The other crucial aspect of planning is logistics.This involves production management skills, thinking ahead to everything that could possibly go wrong on your shoot and to every little detail of what you will need. Nothing should be left to chance- costumes, props, locations, camera equipment and people all need organising. Don't have your actors just wearing any old clothes- plan what they will wear; don't rely on someone else remembering particular props, have a list of who is bringing what. Don't assume everyone will simply turn up- make sure everyone has all the phone numbers and everyone knows exactly where they should be and when.

As for locations, make sure you have got the place you want at the time you want and without other people getting in the way of your shoot. If any of these things can't be achieved, re-think where you are going to shoot. It looks terrible if you have members of the public around in the background or a tripod sitting in the corner, so plan things so that you can control your set!

Step 4. Production

As director, you will need to be in charge of your actors and it will be your job to get the best out of them. Key elements of this are explaining what you need and what their role involves, rehearsing so that their performance looks convincing and enthusing them so they give their best. A lame performance will spoil your film opening!

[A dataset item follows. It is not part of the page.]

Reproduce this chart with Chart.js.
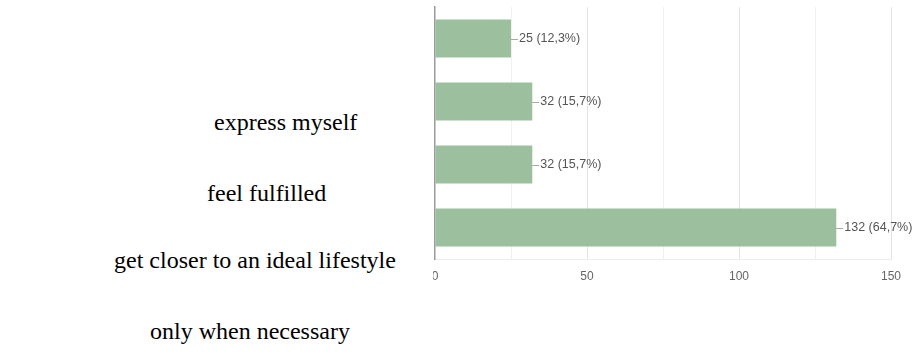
<!DOCTYPE html>
<html>
<head>
<meta charset="utf-8">
<script src="https://cdn.jsdelivr.net/npm/chart.js@4.4.0/dist/chart.umd.min.js"></script>
<style>
body { margin: 0; background: #fff; width: 923px; height: 362px; overflow: hidden; position: relative; }
#clip { position: absolute; left: 433px; top: 0; width: 490px; height: 362px; overflow: hidden; }
#wrap { position: absolute; left: -40px; top: 0; width: 530px; height: 362px; }
.lbl { position: absolute; font: 24px "Liberation Serif", "Times New Roman", serif; line-height: 24px; white-space: nowrap; color: #000; }
</style>
</head>
<body>
<div id="clip"><div id="wrap"><canvas id="chart"></canvas></div></div>
<div id="labels"></div>
<script>
// answers and counts
var categories = ['express myself', 'feel fulfilled', 'get closer to an ideal lifestyle', 'only when necessary'];
var counts = [25, 32, 32, 132];
var percents = ['12,3%', '15,7%', '15,7%', '64,7%'];
var xMax = 150;

// where the loose text labels sit on the page (left, top)
var labelPos = [[214, 110], [207, 181], [114, 248], [150, 319]];

var box = document.getElementById('labels');
categories.forEach(function (c, i) {
    var d = document.createElement('div');
    d.className = 'lbl';
    d.textContent = c;
    d.style.left = labelPos[i][0] + 'px';
    d.style.top = labelPos[i][1] + 'px';
    box.appendChild(d);
});

// draws the little leader line and "n (p%)" after each bar
var valueLabels = {
    id: 'valueLabels',
    afterDatasetsDraw: function (chart) {
        var ctx = chart.ctx;
        var meta = chart.getDatasetMeta(0);
        ctx.save();
        meta.data.forEach(function (bar, i) {
            var y = Math.round(bar.y) + 0.5;
            ctx.strokeStyle = '#a8a8a8';
            ctx.lineWidth = 1;
            ctx.beginPath();
            ctx.moveTo(bar.x, y);
            ctx.lineTo(bar.x + 7, y);
            ctx.stroke();
            ctx.fillStyle = '#555';
            ctx.font = '12.5px "Liberation Sans", Arial, sans-serif';
            ctx.textBaseline = 'middle';
            ctx.fillText(counts[i] + ' (' + percents[i] + ')', bar.x + 8, bar.y);
        });
        ctx.restore();
    }
};

var ctx = document.getElementById('chart').getContext('2d');
var chart = new Chart(ctx, {
    type: 'bar',
    data: {
        labels: categories,
        datasets: [{
            data: counts,
            backgroundColor: '#9cbf9d',
            borderWidth: 0,
            barPercentage: 0.6,
            categoryPercentage: 1
        }]
    },
    options: {
        indexAxis: 'y',
        responsive: true,
        maintainAspectRatio: false,
        animation: false,
        layout: { padding: { left: 42, right: 32, top: 7, bottom: 68.6 } },
        plugins: { legend: { display: false }, tooltip: { enabled: false } },
        scales: {
            x: {
                min: 0,
                max: xMax,
                ticks: {
                    stepSize: 25,
                    padding: 10,
                    color: '#666',
                    font: { size: 12, family: '"Liberation Sans", Arial, sans-serif' },
                    callback: function (v) { return v % 50 === 0 ? v : ''; }
                },
                grid: {
                    drawTicks: false,
                    color: function (c) {
                        if (c.tick.value === 0) return 'rgba(0,0,0,0)';
                        return c.tick.value % 50 === 0 ? '#e4e4e4' : '#f1f1f1';
                    }
                },
                border: { display: true, color: '#ececec' }
            },
            y: {
                ticks: { display: false },
                grid: { drawOnChartArea: false, drawTicks: false },
                border: { display: true, color: '#9a9a9a', width: 1.5 }
            }
        }
    },
    plugins: [valueLabels]
});
</script>
</body>
</html>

You also need to know your equipment- you should have had lots of chances to use it to experiment, to try things out as you build up the project but by the time of the main shoot you should be absolutely in command of it. If you fumble around or forget bits of kit, you will have wasted your own and other people's time.

Use your storyboard but get extra takes- don't rely on one angle for everything or just one take. When you come to review the footage there may be little bits you don't like, so several takes of each shot will give you some choice. You might do a bit of improvising on the day with other shots that you haven't thought of before. Extra footage costs nothing, so you might as well get it. Go for some unusual angles and go for plenty of variety, especially close-ups.


Step 5: Post-Production

When you have all your footage, you need to get it organised back on the computer in the edit program, labelled and sorted. When you start to edit, always think of the big picture first before you go on to the small detail. If you obsess about getting a particular shot or transition absolutely right before you've got a rough edit in order, you may end up running out of time!

You need to give equal prominence to all the formal aspects- soundtracks, camerawork, choice of mise-en-scene, pace of editing and of course the titles, so be thinking about those all the way through your edit. Don't leave any one aspect until the last minute; it's all important.

Finally, remember it is a film opening not a whole film or trailer; don't have too much happening or try to tell too much of the story, but on the other hand don't make it so impressionistic that it looks like a trailer.